[Given records start]

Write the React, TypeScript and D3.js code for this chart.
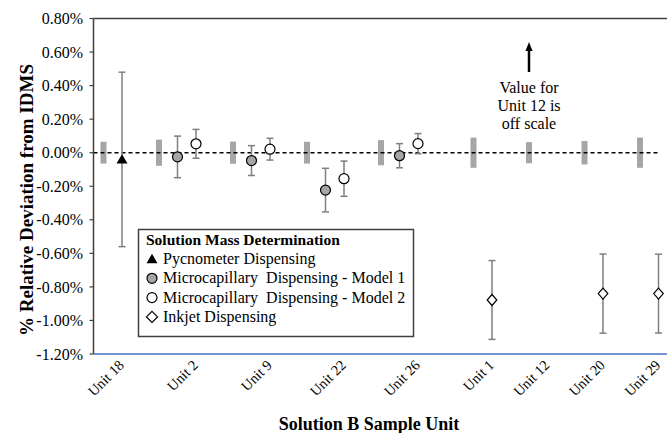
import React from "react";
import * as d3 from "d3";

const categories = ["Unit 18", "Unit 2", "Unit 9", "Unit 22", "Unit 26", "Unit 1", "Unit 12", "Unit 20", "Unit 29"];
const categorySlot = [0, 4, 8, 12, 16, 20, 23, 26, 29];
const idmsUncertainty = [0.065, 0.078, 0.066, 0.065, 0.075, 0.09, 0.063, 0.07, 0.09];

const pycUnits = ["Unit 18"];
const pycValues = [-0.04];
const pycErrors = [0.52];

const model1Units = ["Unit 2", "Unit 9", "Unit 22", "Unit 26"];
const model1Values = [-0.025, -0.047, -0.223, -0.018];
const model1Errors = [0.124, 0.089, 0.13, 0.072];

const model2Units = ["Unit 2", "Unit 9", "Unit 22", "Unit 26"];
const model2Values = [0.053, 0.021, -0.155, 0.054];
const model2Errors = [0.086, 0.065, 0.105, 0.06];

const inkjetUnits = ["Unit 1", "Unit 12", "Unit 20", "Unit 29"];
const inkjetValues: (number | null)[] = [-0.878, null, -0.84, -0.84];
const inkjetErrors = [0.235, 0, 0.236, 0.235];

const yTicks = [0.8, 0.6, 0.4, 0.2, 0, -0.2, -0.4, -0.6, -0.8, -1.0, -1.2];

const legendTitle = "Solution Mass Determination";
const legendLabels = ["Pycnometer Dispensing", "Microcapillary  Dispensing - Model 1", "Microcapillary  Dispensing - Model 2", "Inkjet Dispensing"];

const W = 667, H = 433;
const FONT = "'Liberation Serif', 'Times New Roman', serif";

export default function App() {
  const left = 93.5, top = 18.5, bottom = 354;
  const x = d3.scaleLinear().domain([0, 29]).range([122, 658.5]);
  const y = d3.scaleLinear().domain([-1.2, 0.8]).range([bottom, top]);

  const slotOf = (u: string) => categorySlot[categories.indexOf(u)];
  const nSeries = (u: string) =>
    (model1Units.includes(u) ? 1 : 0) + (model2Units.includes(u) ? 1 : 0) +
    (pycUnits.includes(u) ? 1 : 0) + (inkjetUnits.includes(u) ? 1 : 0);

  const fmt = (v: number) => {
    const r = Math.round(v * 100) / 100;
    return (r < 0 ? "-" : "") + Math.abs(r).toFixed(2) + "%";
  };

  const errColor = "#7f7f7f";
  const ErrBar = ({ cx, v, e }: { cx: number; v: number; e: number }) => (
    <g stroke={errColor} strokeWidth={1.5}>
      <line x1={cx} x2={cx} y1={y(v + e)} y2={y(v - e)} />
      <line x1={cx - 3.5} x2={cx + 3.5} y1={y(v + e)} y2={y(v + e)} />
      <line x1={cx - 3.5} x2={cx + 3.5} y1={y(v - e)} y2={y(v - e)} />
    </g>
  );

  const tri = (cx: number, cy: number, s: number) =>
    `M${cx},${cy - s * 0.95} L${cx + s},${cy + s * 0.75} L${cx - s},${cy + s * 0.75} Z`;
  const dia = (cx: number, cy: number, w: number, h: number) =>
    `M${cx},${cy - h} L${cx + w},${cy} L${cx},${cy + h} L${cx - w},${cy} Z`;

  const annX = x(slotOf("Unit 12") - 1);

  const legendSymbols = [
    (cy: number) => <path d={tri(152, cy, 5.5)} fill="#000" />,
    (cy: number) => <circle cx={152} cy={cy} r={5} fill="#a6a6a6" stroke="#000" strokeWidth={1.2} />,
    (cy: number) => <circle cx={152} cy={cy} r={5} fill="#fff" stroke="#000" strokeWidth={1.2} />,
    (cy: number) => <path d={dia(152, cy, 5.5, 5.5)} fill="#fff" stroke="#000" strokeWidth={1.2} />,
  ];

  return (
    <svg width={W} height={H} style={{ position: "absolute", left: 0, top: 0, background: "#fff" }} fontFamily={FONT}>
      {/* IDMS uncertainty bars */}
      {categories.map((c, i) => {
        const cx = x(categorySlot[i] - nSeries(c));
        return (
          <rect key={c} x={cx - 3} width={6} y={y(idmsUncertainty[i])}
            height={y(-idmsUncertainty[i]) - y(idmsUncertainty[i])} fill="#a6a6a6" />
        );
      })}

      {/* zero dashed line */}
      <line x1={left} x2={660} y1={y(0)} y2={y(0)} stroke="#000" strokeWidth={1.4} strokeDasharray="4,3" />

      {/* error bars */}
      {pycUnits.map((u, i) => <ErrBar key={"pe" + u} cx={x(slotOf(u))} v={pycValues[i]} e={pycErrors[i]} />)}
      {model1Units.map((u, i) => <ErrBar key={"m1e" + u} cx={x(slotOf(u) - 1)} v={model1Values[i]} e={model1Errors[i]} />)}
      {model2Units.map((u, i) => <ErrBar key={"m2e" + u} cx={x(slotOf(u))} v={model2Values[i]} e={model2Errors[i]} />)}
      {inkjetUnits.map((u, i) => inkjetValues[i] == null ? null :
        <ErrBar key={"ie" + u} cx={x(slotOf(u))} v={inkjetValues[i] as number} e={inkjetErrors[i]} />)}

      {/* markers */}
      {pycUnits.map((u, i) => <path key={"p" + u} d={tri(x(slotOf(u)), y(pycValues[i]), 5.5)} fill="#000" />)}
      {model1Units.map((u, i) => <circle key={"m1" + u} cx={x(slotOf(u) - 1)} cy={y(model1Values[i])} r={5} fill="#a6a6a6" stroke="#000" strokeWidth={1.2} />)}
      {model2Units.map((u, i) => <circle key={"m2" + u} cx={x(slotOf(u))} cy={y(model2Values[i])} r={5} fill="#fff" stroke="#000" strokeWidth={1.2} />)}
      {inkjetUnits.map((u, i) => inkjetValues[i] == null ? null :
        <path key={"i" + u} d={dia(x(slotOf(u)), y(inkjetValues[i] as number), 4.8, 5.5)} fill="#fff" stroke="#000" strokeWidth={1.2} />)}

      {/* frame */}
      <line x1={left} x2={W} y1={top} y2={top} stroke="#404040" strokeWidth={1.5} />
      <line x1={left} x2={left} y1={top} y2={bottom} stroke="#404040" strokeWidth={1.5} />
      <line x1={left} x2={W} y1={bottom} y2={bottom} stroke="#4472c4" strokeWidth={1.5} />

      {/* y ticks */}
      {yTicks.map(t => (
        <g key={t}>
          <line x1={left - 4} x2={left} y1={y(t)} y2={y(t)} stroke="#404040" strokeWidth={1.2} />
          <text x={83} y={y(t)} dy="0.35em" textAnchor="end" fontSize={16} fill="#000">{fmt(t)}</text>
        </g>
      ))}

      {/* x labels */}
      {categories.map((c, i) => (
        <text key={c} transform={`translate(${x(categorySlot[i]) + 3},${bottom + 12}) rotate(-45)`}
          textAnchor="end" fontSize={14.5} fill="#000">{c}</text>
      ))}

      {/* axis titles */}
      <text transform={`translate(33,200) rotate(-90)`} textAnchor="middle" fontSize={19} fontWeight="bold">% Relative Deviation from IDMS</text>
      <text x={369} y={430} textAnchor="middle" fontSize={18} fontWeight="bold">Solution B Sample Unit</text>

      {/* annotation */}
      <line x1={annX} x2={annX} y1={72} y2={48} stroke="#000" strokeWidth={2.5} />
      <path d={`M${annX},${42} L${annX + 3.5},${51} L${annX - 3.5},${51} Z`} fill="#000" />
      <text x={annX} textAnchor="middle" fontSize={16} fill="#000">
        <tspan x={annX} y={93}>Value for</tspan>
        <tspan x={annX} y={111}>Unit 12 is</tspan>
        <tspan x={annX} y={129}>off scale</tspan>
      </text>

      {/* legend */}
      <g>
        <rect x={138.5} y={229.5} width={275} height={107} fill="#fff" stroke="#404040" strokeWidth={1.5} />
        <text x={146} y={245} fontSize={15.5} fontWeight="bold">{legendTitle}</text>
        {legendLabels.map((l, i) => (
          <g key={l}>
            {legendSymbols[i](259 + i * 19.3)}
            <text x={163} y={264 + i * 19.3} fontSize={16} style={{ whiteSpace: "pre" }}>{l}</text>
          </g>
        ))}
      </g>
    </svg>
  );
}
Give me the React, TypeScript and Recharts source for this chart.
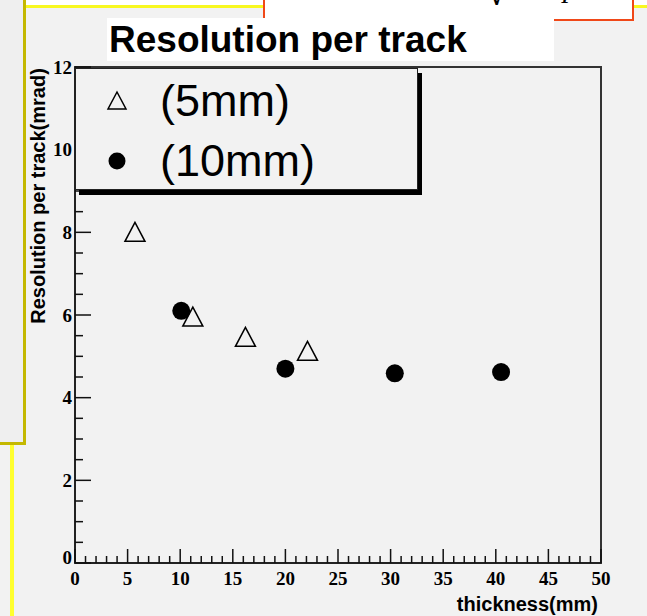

[Given records end]

Written request:
Only the lines from the top of the data through the line with "const pycErrors = [0.52];" should be quoted, exactly and with both ends kept; skip the pictures.

Answer:
Write the React, TypeScript and D3.js code for this chart.
import React from "react";
import * as d3 from "d3";

const categories = ["Unit 18", "Unit 2", "Unit 9", "Unit 22", "Unit 26", "Unit 1", "Unit 12", "Unit 20", "Unit 29"];
const categorySlot = [0, 4, 8, 12, 16, 20, 23, 26, 29];
const idmsUncertainty = [0.065, 0.078, 0.066, 0.065, 0.075, 0.09, 0.063, 0.07, 0.09];

const pycUnits = ["Unit 18"];
const pycValues = [-0.04];
const pycErrors = [0.52];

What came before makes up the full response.